Vediamo quali sono i profili penali della nuova Voluntary Disclosure e le cause di non punibilità previste per chi decide di collaborare con Fisco dichiarando i propri capitali detenuti illegalmente all’estero.
La Voluntary Disclosure introdotta dalla L. n. 186/2014 consente ai contribuenti che detengono attività finanziarie o patrimoniali all’estero non dichiarate al Fisco, di sanare la loro posizione, anche penale, pagando le relative imposte e le sanzioni in misura ridotta.
A chi si rivolge il Voluntary Disclosure?
La procedura può essere attuata da tutti i contribuenti, tranne che nel caso in cui si abbia avuto formale conoscenza di attività di accessi, ispezioni, verifiche o l’inizio di qualunque attività di accertamento amministrativo o di procedimenti penali, per violazione di norme tributarie, relativi all’ambito oggettivo di applicazione della procedura, ribadendo che la preclusione opera anche laddove questa “formale conoscenza” sia stata acquisita dagli obbligati in solido sotto il profilo tributario ovvero dai concorrenti nel reato.
Gli aspetti penali della procedura del Voluntary Disclosure
L’Agenzia delle Entrate, entro trenta giorni dalla data dell’esecuzione dei versamenti dovuti dal contribuente a seguito dell’adesione alla procedura di collaborazione volontaria, deve trasmettere una comunicazione all’Autorità giudiziaria attestante l’avvenuta conclusione della procedura con la descrizione delle operazioni denunciate dal contribuente, di modo che possano essere applicate, in relazione ad esse, le cause di non punibilità previste dall’art. 5-quinquies, D.L. 167/1990.

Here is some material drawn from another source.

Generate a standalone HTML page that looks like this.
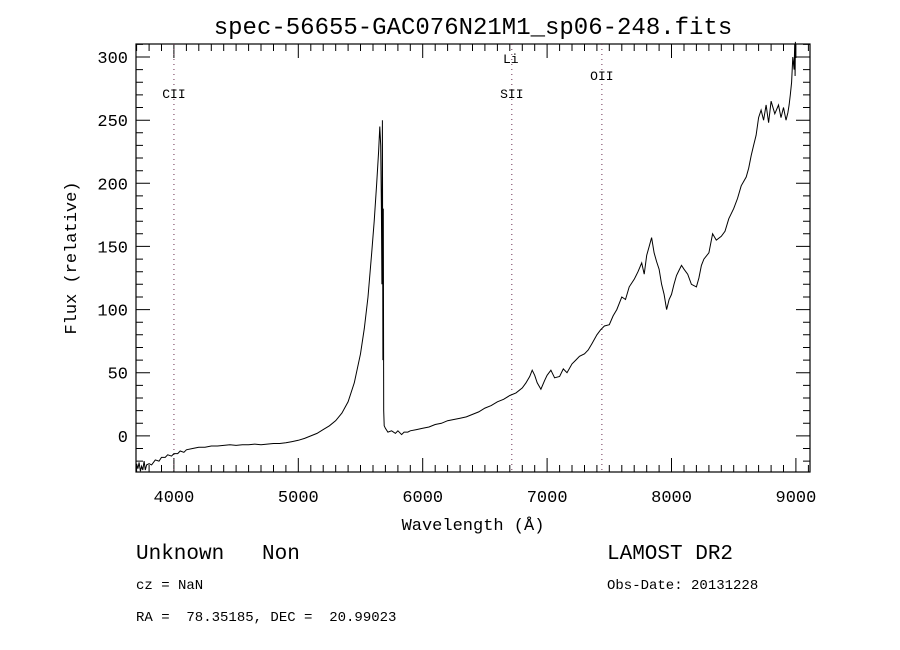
<!DOCTYPE html>
<html><head><meta charset="utf-8"><style>
html,body{margin:0;padding:0;background:#fff;}
svg{display:block;}
text{font-family:"Liberation Mono","DejaVu Sans Mono",monospace;fill:#000;white-space:pre;}
</style></head><body>
<svg id="chart" width="900" height="650" xmlns="http://www.w3.org/2000/svg">
<text x="473" y="34" font-size="24" text-anchor="middle">spec-56655-GAC076N21M1_sp06-248.fits</text>
<g id="axes"></g>
<g id="lines"></g>
<path id="spec" fill="none" stroke="#000" stroke-width="1"/>
<text x="473" y="530" font-size="17" text-anchor="middle">Wavelength (Å)</text>
<text transform="translate(76,258) rotate(-90)" font-size="17" text-anchor="middle">Flux (relative)</text>
<text x="136" y="559" font-size="21">Unknown   Non</text>
<text x="136" y="589" font-size="14">cz = NaN</text>
<text x="136" y="621" font-size="14">RA =  78.35185, DEC =  20.99023</text>
<text x="607" y="559" font-size="21">LAMOST DR2</text>
<text x="607" y="589" font-size="14">Obs-Date: 20131228</text>
</svg>
<script>
const wavelengths=[3700,3710,3720,3730,3740,3750,3760,3770,3780,3800,3820,3850,3880,3900,3930,3950,3980,4000,4030,4050,4080,4100,4150,4200,4250,4300,4350,4400,4450,4500,4550,4600,4650,4700,4750,4800,4850,4900,4950,5000,5050,5100,5150,5200,5250,5300,5350,5400,5450,5500,5530,5560,5590,5610,5630,5645,5655,5662,5668,5672,5676,5680,5683,5686,5690,5700,5720,5750,5780,5800,5830,5850,5880,5900,5950,6000,6050,6100,6150,6200,6250,6300,6350,6400,6450,6500,6550,6600,6650,6700,6750,6800,6830,6860,6880,6900,6920,6950,6980,7000,7030,7060,7100,7130,7160,7200,7230,7260,7300,7330,7360,7400,7430,7460,7500,7530,7560,7600,7630,7660,7700,7730,7760,7780,7800,7820,7840,7860,7880,7900,7920,7940,7960,7980,8000,8020,8040,8060,8080,8100,8130,8160,8200,8220,8240,8260,8300,8330,8360,8400,8430,8460,8500,8530,8560,8600,8620,8640,8660,8680,8700,8720,8740,8760,8780,8800,8830,8860,8880,8900,8920,8935,8945,8955,8965,8975,8985,8990,8993,8996];
const fluxValues=[-22,-26,-21,-28,-24,-27,-20,-27,-23,-22,-23,-19,-20,-17,-17,-15,-16,-14,-14,-12,-13,-11,-10,-9,-9,-8,-8,-7.5,-7,-7.5,-7,-7,-6.5,-7,-6.5,-6,-6,-5.5,-4.5,-3.5,-2,0,2,5,8,12,18,27,42,65,85,110,145,170,200,225,245,230,180,120,250,60,180,20,8,6,3,4,2,4,1,3,3,4,5,6,7,9,10,12,13,14,15,17,19,22,24,27,29,32,34,38,42,47,52,48,42,37,44,48,52,46,47,53,50,57,60,63,65,68,73,80,84,87,88,95,100,110,108,118,124,130,137,128,143,150,157,145,138,132,120,112,100,108,112,120,127,131,135,132,128,120,118,125,135,140,145,160,155,158,162,172,180,188,198,205,212,222,230,238,252,258,250,262,248,265,255,262,252,260,250,256,262,270,280,300,290,310,285,312,270,250,300,0];
const xTickLabels=["4000","5000","6000","7000","8000","9000"];
const yTickLabels=["0","50","100","150","200","250","300"];
const lineNames=["CII","Li","SII","OII"];
const lineWaves=[4000,6708,6716,7440];

const L=136,R=810,T=44,B=472, X0=3695,X1=9113, Y0=-28.6,Y1=310.3;
const sx=w=>L+(w-X0)/(X1-X0)*(R-L);
const sy=f=>B-(f-Y0)/(Y1-Y0)*(B-T);
const NS="http://www.w3.org/2000/svg";
function mk(t,a,parent){const e=document.createElementNS(NS,t);for(const k in a)e.setAttribute(k,a[k]);parent.appendChild(e);return e;}
const axes=document.getElementById('axes');
const frame=mk('rect',{x:L,y:T,width:R-L,height:B-T,fill:'none',stroke:'#000','stroke-width':1.2},axes);


let td='';
for(let w=3700;w<=9100;w+=100){const x=sx(w).toFixed(1);const len=(w%1000===0)?14:7;td+=`M${x} ${B}v${-len}M${x} ${T}v${len}`;}
for(let f=-20;f<=310;f+=10){const y=sy(f).toFixed(1);const len=(f%50===0)?14:7;td+=`M${L} ${y}h${len}M${R} ${y}h${-len}`;}
const ticks=mk('path',{d:td,stroke:'#000','stroke-width':1,fill:'none'},axes);


xTickLabels.forEach(s=>{const t=mk('text',{x:sx(+s),y:B+30,'font-size':17,'text-anchor':'middle'},axes);t.textContent=s;

});
yTickLabels.forEach(s=>{const t=mk('text',{x:L-8,y:sy(+s)+6,'font-size':17,'text-anchor':'end'},axes);t.textContent=s;

});
const lg=document.getElementById('lines');
const labelY=[98,63,98,80];
lineNames.forEach((n,i)=>{const x=sx(lineWaves[i]);
if(n!=="Li"){const l=mk('line',{x1:x,x2:x,y1:T,y2:B,stroke:'#6a3050','stroke-width':1,'stroke-dasharray':'1,4'},lg);

}
const t=mk('text',{x:x,y:labelY[i],'font-size':13,'text-anchor':'middle','font-family':'Liberation Serif'},lg);t.textContent=n;

});
let d='';wavelengths.forEach((w,i)=>{d+=(i?'L':'M')+sx(w).toFixed(1)+' '+sy(fluxValues[i]).toFixed(1);});
document.getElementById('spec').setAttribute('d',d);
</script>
</body></html>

Detta comunicazione deve essere effettuata per ogni procedura, quindi non soltanto per quelle in relazione alle quali si profilino elementi di rilevanza penale delle operazioni denunciate. Tale comunicazione, dunque, non è assimilabile ad una comunicazione di notizia di reato, di tal che l’Agenzia delle Entrate non è tenuta ad esprimere alcuna valutazione in ordine alla possibile rilevanza penale delle operazioni oggetto di autodenuncia volontaria.
Ciò che l’Ufficio è chiamato a fare è semplicemente avvertire l’Autorità giudiziaria che la procedura si è conclusa, competendo poi a quest’ultima accertare se:
- le operazioni denunciate integrino una fattispecie di reato;
- se il reato integrato rientri o meno tra quelli menzionati nell’art. 5-quinquies, D.L. 167/1990, per i quali è prevista la non punibilità.
Cause di non punibilità
La nuova Legge sulla Voluntary Disclosure ha ampliato il novero dei reati per i quali opera la causa di non punibilità, prevedendo:
- estensione della causa di non punibilità a tutti coloro che hanno commesso o concorso a commettere i reati oggetto di copertura penale;
- introduzione del reato di esibizione di atti falsi e comunicazione di dati non rispondenti al vero, con contestuale introduzione, in capo al contribuente che decida di aderire alla procedura di voluntary disclosure, dell’obbligo di rilasciare al professionista che lo assiste una dichiarazione sostitutiva di atto di notorietà;
- introduzione del delitto di autoriciclaggio, mediante l’inserimento, all’interno del codice penale, di una fattispecie ad hoc (art. 648-ter.1 c.p.).
L’art. 5-quinquies, comma 1, lett. a), D.L. 167/1990 estende la causa di non punibilità nei confronti di colui che presti la collaborazione volontaria ai seguenti reati tributari:
- Dichiarazione fraudolenta mediante l’uso di fatture o di altri documenti per operazioni inesitenti;
- Dichiarazione fraudolenta mediante altri artifici;
- Dichiarazione infedele
- Omessa dichiarazione
- Omesso versamento di ritenute certificate
- Omesso versamento Iva
La nuova legge prevede inoltre che, nei confronti di colui che presta la collaborazione volontaria, sia esclusa la punibilità anche per i delitti di riciclaggio (art. 648-bis, c.p.) e di impiego di denaro, beni e utilità di provenienza illecita (art. 648-ter, c.p.), sempre che siano stati commessi in relazione ai proventi di uno degli illeciti tributari per i quali è prevista la non punibilità.